Reprinted from The Hill
Almost all Democrats are praying that Republicans nominate for president Donald Trump or Ted Cruz. From Democratic establishment insiders who support Hillary Clinton to populist insurgents who support Bernie Sanders, there is a virtually unanimous view that Trump or Cruz would lead the GOP to a defeat so devastating Democrats would probably regain control of the Senate and have a fighting chance to take back the House.
For the same reasons that Democrats are praying for a Trump or Cruz nomination, the widely held bias of the political and media establishments that the GOP race is becoming a two-man race between Trump and Cruz is almost certainly wrong.
Numerous polls suggest Trump's politics of perpetual insults have created negative ratings so high among general election voters that both Clinton and Sanders could defeat him by epic landslide margins. Conservative alarm at the prospect of the GOP nominating the real estate tycoon is so widespread that many Cruz supporters would support almost any GOP candidate above Trump if forced to choose. At the same time, a growing list of Republicans are publicly warning that the Texas senator is so nasty and widely despised he would be a general election disaster.
If Trump is now GOP Plan A and Cruz is GOP Plan B, the first month of primary and caucus voting will produce a Plan C candidate who will emerge as a first-tier candidate and be bannered throughout the media as having achieved a surprise surge.
The possibilities to become this Plan C champion are, in order of probability, Marco Rubio, John Kasich and Chris Christie. If they all fall short in early-state voting, we could see an intense draft movement calling on Mitt Romney to run on a ticket with Rubio or another original Plan C contender.
I omit Jeb Bush, the only true candidate of the GOP political and fundraising establishment, from the GOP nomination equation. Obviously his candidacy has not worked out. If Bush drops out and moves his support and donors to another Plan C contestant he could become a kingmaker -- but not the king -- in 2016.
The battle for Plan C primacy will occur in three key stages. The first includes voting in Iowa, New Hampshire, South Carolina and Nevada, which ends Feb. 23. The second stage is the mega-voting that takes place in multiple states on March 1. The third stage begins in the wake of Super Tuesday and lasts until the selection of the nominee.
The first big question is whether Rubio, Kasich or Christie can emerge as the uncontested Plan C champion by Feb. 23. If one of them does, that candidate will vault to the top tier with a surge of adulatory media coverage, a massive wave of campaign donations and major endorsements from key Republicans in multiple states. He would storm into the March 1 voting with turbocharged momentum and polls probably showing him tied with or leading Democratic candidates in general election match-up polls, while polls would probably show Trump and Cruz sinking the GOP to a potentially devastating loss.

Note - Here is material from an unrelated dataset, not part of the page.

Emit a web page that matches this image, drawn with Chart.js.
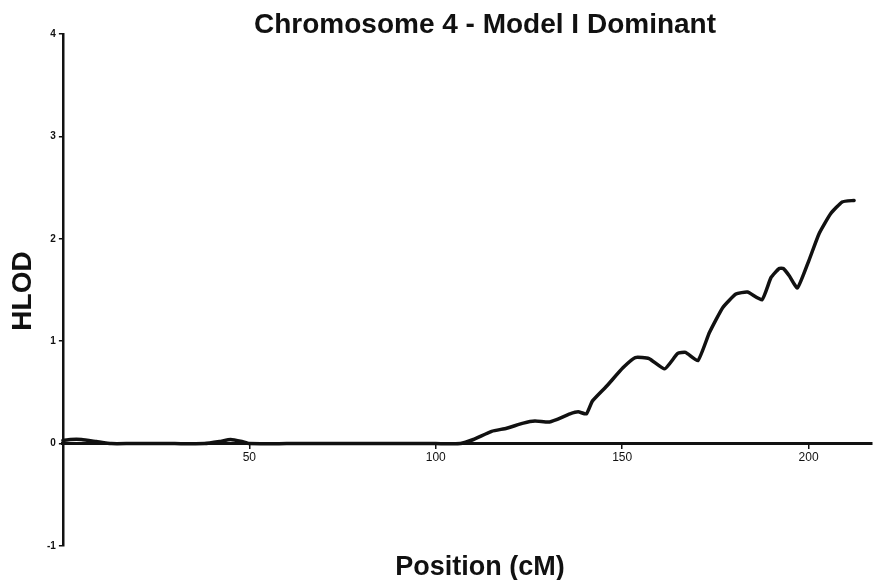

By contrast, if Plan C candidates divide the non-Trump/Cruz vote, cancel one another other out and are left far behind the top two contestants, they will run out of time and money. There will be intense pressure to draft a white knight candidate, probably Romney, to lead a ticket including an original Plan C contender as VP, probably Rubio, to avoid a Trump- or Cruz-led landslide defeat in November.
Given the choice between a ticket led by Trump or Cruz that would probably be a political suicide mission for the GOP or a Plan C ticket creating a viable chance of victory for the Republican Party, like most Democrats I am fervently praying for the former and scared stiff about the possibility of the latter!